The great thing, if one can, is to stop regarding all the unpleasant things as interruptions of one's "own," or "real" life. The truth is of course that what one calls the interruptions are precisely one's real life - the life God is sending one day by day: what one calls one's "real life" is a phantom of one's own imagination. This at least is what I see at moments of insight: but it's hard to remember all of the time. 

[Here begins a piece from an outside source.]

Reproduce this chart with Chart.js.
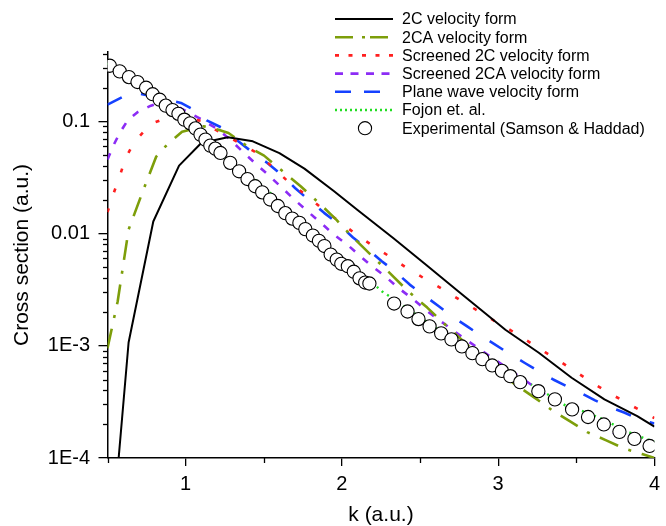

I read this last week and have been slowly turning the words over in my head as we settle back into our routines. Returning home has its many to-dos and catch-ups and visits from friends and looming deadlines for end of term papers and, yes, even a great need for sleep. When time is restricted, I easily begin to ignore people for tasks and become so singularly minded that I resemble something akin to a soulless machine. In my heart I recognise that I become fixated on the created, albeit false, need to accomplish. Or let's just call it what it is because it's most certainly an idol. I praise productivity as though it were godliness; something for which we should all be striving. In these moments, I lose sight of the purpose of humanity: to glorify God and enjoy Him forever. 

Likewise I am beginning to realise that the ways in which I process my daily interruptions shine a light into how I examine, think about, and respond to what one might call life's interruptions. As seen by my excessive and obsessive use of a daily planner and pencil, I struggle when I lack control. Plans provide comfort, schedules give peace, and a general knowledge of how-these-things-ought-to-play-out is more than appreciated. I like to visualise and think in terms of concrete plans, and when something threatens to alter that which I have so carefully crafted, I panic. I understand life's disruptions to be useless distractions from what ought to be happening in my life - my real life - and I try to forge ahead in hopes of maintaining my productivity and continuing with my list of desirable accomplishments. 

And yet when asked, I enthusiastically share that I am a child of God and because of that identity, I submit fully to the sovereignty of the great I Am. Cognitively, I understand that I am not in control and that my not being in control is a very good thing. A wonderful thing in fact. But the distance between my head and my heart is great, and what I know to be true in my head still struggles to manifest itself in my heart and consequently, in how I live. Lewis' words in the excerpt above reminded me to recognise the sovereignty of God in every moment. Perhaps even especially in the moments that I consider to be unpleasant. Acknowledge His sovereignty even more, child. Regardless of an event that drastically changes the course of my life or just the moments of my day, He is perfect in all things and His rightful control of His creation is to be trusted. What I have created - and what I am all too often overly focused on seeing come to fruition - is based in my finite mind. A mind described as small, worldly, and incapable of fully understanding His thoughts and ways. What He has created - and what He brings forth in these life interruptions - is based in his infinite wisdom and love. And it is my real life.